Linda Hill-MacDonald. A player on the 1969 national title team in women’s basketball, Hill-MacDonald went on to coach Temple from 1980 to1990 and Minnesota from 1990 to 1997, and was the first coach of the WNBA’s Cleveland Rockers, 1997-99.
Kathy Krannebitter. A 1982 graduate of West Chester, Krannebitter was a starter on the 1978 national championship field hockey team and played for the 1982 lacrosse team that finished seventh in the AIAW national tournament. As a coach, her West Chester field hockey teams won national titles in 1986 and ‘87.
Kathy McNally. She was on the diving, field hockey, and lacrosse teams at West Chester, then coached six sports at the high school level before being hired by La Salle to start a field hockey program there in 1976. She coached the Explorers to fifth place nationally in 1979 before giving up coaching to concentrate on her duties as a top athletic department administrator. She hired her successor, and in 1980 the Explorers won the AIAW title.

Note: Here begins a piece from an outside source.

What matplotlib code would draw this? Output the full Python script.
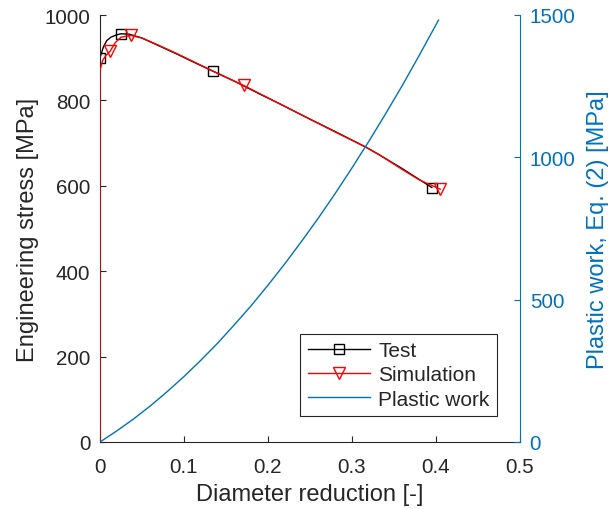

Cathy Rush. At West Chester, Rush competed for the basketball, lacrosse, and gymnastics teams. She went on to coaching fame in charge of the Immaculata Mighty Macs, winning the first three AIAW national titles, beating her alma mater to win the first one, in 1972.
Karen Shelton. A 1979 West Chester graduate, Shelton won three national championships playing field hockey and one playing lacrosse. She also started on the 1984 USA Olympic team that won a bronze medal. In 41 seasons coaching field hockey at North Carolina, Shelton has won nine NCAA championships and 24 Atlantic Coast Conference titles.
Tina Sloan-Green. Sloan-Green played field hockey, basketball, and volleyball at West Chester, and later became the first Black player on the USA women’s national field hockey team. Green then became the first Black head lacrosse coach in the history of women’s intercollegiate lacrosse. As Temple’s head coach, she had a 207-62-4 record with a .758 career winning percentage. Sloan-Green’s Temple teams won three NCAA titles and reached the Final Four 11 straight times.
Cindy Timchal. At West Chester, Timchal competed in lacrosse, tennis, and track. Navy’s first women’s lacrosse coach, named in 2006, Timchal has been in charge in Annapolis ever since, after previously being the head coach at Northwestern and Maryland. Navy has gone to seven NCAA tournaments, two Elite Eights, and the 2017 Final Four.
Marian Washington. A star of the 1969 West Chester team that won the first national collegiate basketball women’s title, Washington went on to coach Kansas from 1973 to 2004. Her Jayhawks reached the national tournament (AIAW or NCAA) 14 times. Washington was the first Black coach on the USA Olympic women’s basketball team when she was an assistant on the 1996 gold medal-winning team.
Diane Wright. A multisport star at West Chester, Wright coached Connecticut’s field hockey program from 1975 to 1989 and led UConn to NCAA championships in 1981 and 1985.